• What you have to do
Make an exact transcription of the material, leaving out all images.
━━━━
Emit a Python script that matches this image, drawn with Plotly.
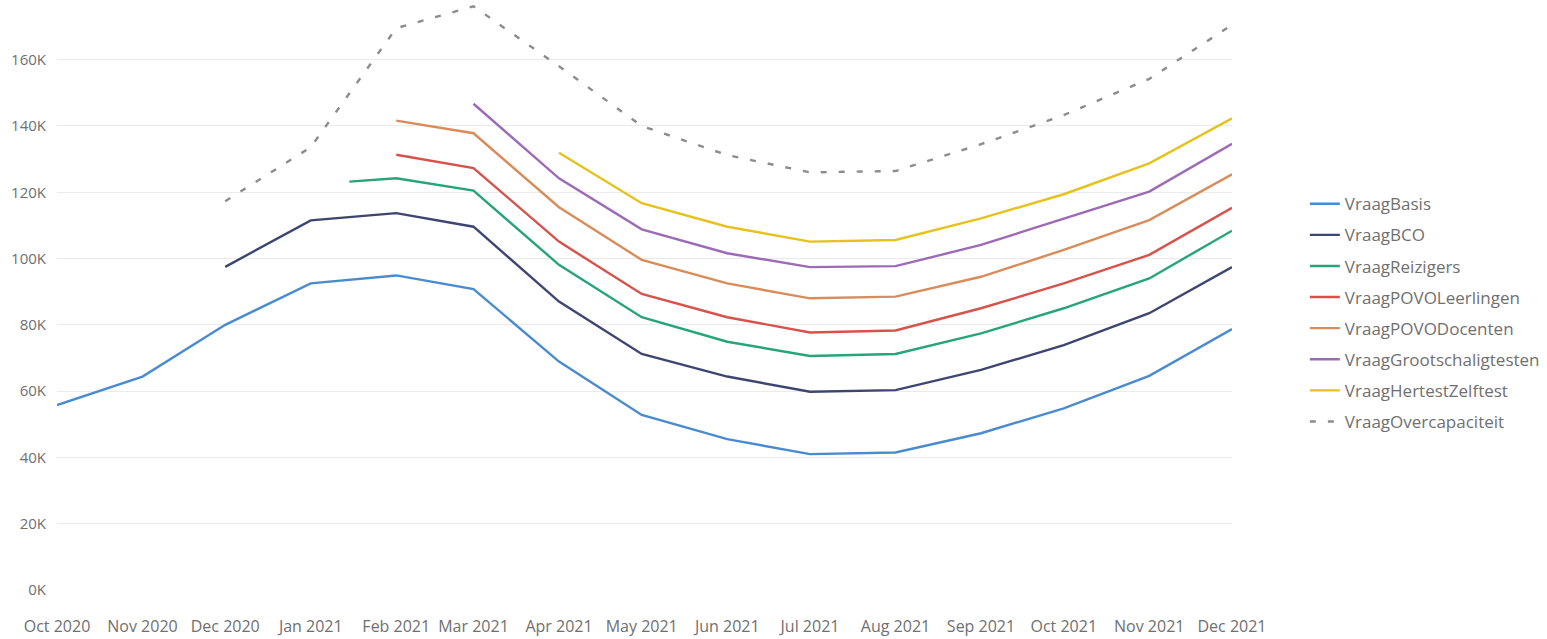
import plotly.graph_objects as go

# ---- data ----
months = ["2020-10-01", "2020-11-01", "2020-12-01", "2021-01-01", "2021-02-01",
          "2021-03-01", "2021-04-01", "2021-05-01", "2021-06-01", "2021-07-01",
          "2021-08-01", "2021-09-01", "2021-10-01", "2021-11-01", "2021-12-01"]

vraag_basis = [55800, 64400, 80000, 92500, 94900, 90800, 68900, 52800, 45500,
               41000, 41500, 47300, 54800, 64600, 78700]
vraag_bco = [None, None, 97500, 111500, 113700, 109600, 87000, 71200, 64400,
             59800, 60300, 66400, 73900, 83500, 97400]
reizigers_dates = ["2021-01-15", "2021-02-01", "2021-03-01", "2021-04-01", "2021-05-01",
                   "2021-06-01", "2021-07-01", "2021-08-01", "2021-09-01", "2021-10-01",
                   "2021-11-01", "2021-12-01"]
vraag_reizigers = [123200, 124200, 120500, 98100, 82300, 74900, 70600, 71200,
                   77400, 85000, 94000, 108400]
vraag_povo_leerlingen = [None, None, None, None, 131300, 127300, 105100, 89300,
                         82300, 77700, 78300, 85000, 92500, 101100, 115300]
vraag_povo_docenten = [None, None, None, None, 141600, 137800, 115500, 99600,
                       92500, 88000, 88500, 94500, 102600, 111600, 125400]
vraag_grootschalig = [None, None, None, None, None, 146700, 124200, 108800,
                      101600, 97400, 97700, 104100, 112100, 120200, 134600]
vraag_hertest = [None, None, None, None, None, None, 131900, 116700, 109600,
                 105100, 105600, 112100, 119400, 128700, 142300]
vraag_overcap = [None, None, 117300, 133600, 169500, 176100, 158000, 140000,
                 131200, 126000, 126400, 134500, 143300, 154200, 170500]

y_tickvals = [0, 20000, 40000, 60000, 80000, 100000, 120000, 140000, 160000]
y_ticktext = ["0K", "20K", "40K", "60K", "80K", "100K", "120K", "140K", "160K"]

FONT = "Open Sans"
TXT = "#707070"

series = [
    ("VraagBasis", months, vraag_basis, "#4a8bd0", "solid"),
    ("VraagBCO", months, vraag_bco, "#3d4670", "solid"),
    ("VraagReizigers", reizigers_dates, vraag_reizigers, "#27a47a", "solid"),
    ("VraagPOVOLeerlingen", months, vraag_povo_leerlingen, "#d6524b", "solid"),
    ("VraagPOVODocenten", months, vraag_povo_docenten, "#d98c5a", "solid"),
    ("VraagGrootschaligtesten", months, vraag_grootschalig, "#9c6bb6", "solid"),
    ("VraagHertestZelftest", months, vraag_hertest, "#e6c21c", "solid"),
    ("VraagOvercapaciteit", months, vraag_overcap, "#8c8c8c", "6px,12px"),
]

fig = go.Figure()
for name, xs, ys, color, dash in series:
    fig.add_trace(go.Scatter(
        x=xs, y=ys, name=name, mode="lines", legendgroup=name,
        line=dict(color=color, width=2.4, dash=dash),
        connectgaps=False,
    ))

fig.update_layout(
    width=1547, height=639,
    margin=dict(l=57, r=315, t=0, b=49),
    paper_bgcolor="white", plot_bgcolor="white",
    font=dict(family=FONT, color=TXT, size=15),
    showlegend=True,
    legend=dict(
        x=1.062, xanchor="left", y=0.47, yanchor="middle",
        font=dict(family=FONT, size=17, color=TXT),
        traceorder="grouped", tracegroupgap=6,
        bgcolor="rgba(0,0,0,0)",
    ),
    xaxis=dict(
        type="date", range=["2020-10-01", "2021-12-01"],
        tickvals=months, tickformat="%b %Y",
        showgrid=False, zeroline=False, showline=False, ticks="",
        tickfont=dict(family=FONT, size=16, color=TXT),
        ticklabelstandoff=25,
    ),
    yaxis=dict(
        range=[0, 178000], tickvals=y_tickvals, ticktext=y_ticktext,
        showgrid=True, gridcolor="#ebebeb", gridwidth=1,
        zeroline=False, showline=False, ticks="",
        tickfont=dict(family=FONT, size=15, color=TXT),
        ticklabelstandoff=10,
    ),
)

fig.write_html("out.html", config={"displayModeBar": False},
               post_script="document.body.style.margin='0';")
━━━━
• Solution
Emit a Python script that matches this image, drawn with Plotly.
import plotly.graph_objects as go

# ---- data ----
months = ["2020-10-01", "2020-11-01", "2020-12-01", "2021-01-01", "2021-02-01",
          "2021-03-01", "2021-04-01", "2021-05-01", "2021-06-01", "2021-07-01",
          "2021-08-01", "2021-09-01", "2021-10-01", "2021-11-01", "2021-12-01"]

vraag_basis = [55800, 64400, 80000, 92500, 94900, 90800, 68900, 52800, 45500,
               41000, 41500, 47300, 54800, 64600, 78700]
vraag_bco = [None, None, 97500, 111500, 113700, 109600, 87000, 71200, 64400,
             59800, 60300, 66400, 73900, 83500, 97400]
reizigers_dates = ["2021-01-15", "2021-02-01", "2021-03-01", "2021-04-01", "2021-05-01",
                   "2021-06-01", "2021-07-01", "2021-08-01", "2021-09-01", "2021-10-01",
                   "2021-11-01", "2021-12-01"]
vraag_reizigers = [123200, 124200, 120500, 98100, 82300, 74900, 70600, 71200,
                   77400, 85000, 94000, 108400]
vraag_povo_leerlingen = [None, None, None, None, 131300, 127300, 105100, 89300,
                         82300, 77700, 78300, 85000, 92500, 101100, 115300]
vraag_povo_docenten = [None, None, None, None, 141600, 137800, 115500, 99600,
                       92500, 88000, 88500, 94500, 102600, 111600, 125400]
vraag_grootschalig = [None, None, None, None, None, 146700, 124200, 108800,
                      101600, 97400, 97700, 104100, 112100, 120200, 134600]
vraag_hertest = [None, None, None, None, None, None, 131900, 116700, 109600,
                 105100, 105600, 112100, 119400, 128700, 142300]
vraag_overcap = [None, None, 117300, 133600, 169500, 176100, 158000, 140000,
                 131200, 126000, 126400, 134500, 143300, 154200, 170500]

y_tickvals = [0, 20000, 40000, 60000, 80000, 100000, 120000, 140000, 160000]
y_ticktext = ["0K", "20K", "40K", "60K", "80K", "100K", "120K", "140K", "160K"]

FONT = "Open Sans"
TXT = "#707070"

series = [
    ("VraagBasis", months, vraag_basis, "#4a8bd0", "solid"),
    ("VraagBCO", months, vraag_bco, "#3d4670", "solid"),
    ("VraagReizigers", reizigers_dates, vraag_reizigers, "#27a47a", "solid"),
    ("VraagPOVOLeerlingen", months, vraag_povo_leerlingen, "#d6524b", "solid"),
    ("VraagPOVODocenten", months, vraag_povo_docenten, "#d98c5a", "solid"),
    ("VraagGrootschaligtesten", months, vraag_grootschalig, "#9c6bb6", "solid"),
    ("VraagHertestZelftest", months, vraag_hertest, "#e6c21c", "solid"),
    ("VraagOvercapaciteit", months, vraag_overcap, "#8c8c8c", "6px,12px"),
]

fig = go.Figure()
for name, xs, ys, color, dash in series:
    fig.add_trace(go.Scatter(
        x=xs, y=ys, name=name, mode="lines", legendgroup=name,
        line=dict(color=color, width=2.4, dash=dash),
        connectgaps=False,
    ))

fig.update_layout(
    width=1547, height=639,
    margin=dict(l=57, r=315, t=0, b=49),
    paper_bgcolor="white", plot_bgcolor="white",
    font=dict(family=FONT, color=TXT, size=15),
    showlegend=True,
    legend=dict(
        x=1.062, xanchor="left", y=0.47, yanchor="middle",
        font=dict(family=FONT, size=17, color=TXT),
        traceorder="grouped", tracegroupgap=6,
        bgcolor="rgba(0,0,0,0)",
    ),
    xaxis=dict(
        type="date", range=["2020-10-01", "2021-12-01"],
        tickvals=months, tickformat="%b %Y",
        showgrid=False, zeroline=False, showline=False, ticks="",
        tickfont=dict(family=FONT, size=16, color=TXT),
        ticklabelstandoff=25,
    ),
    yaxis=dict(
        range=[0, 178000], tickvals=y_tickvals, ticktext=y_ticktext,
        showgrid=True, gridcolor="#ebebeb", gridwidth=1,
        zeroline=False, showline=False, ticks="",
        tickfont=dict(family=FONT, size=15, color=TXT),
        ticklabelstandoff=10,
    ),
)

fig.write_html("out.html", config={"displayModeBar": False},
               post_script="document.body.style.margin='0';")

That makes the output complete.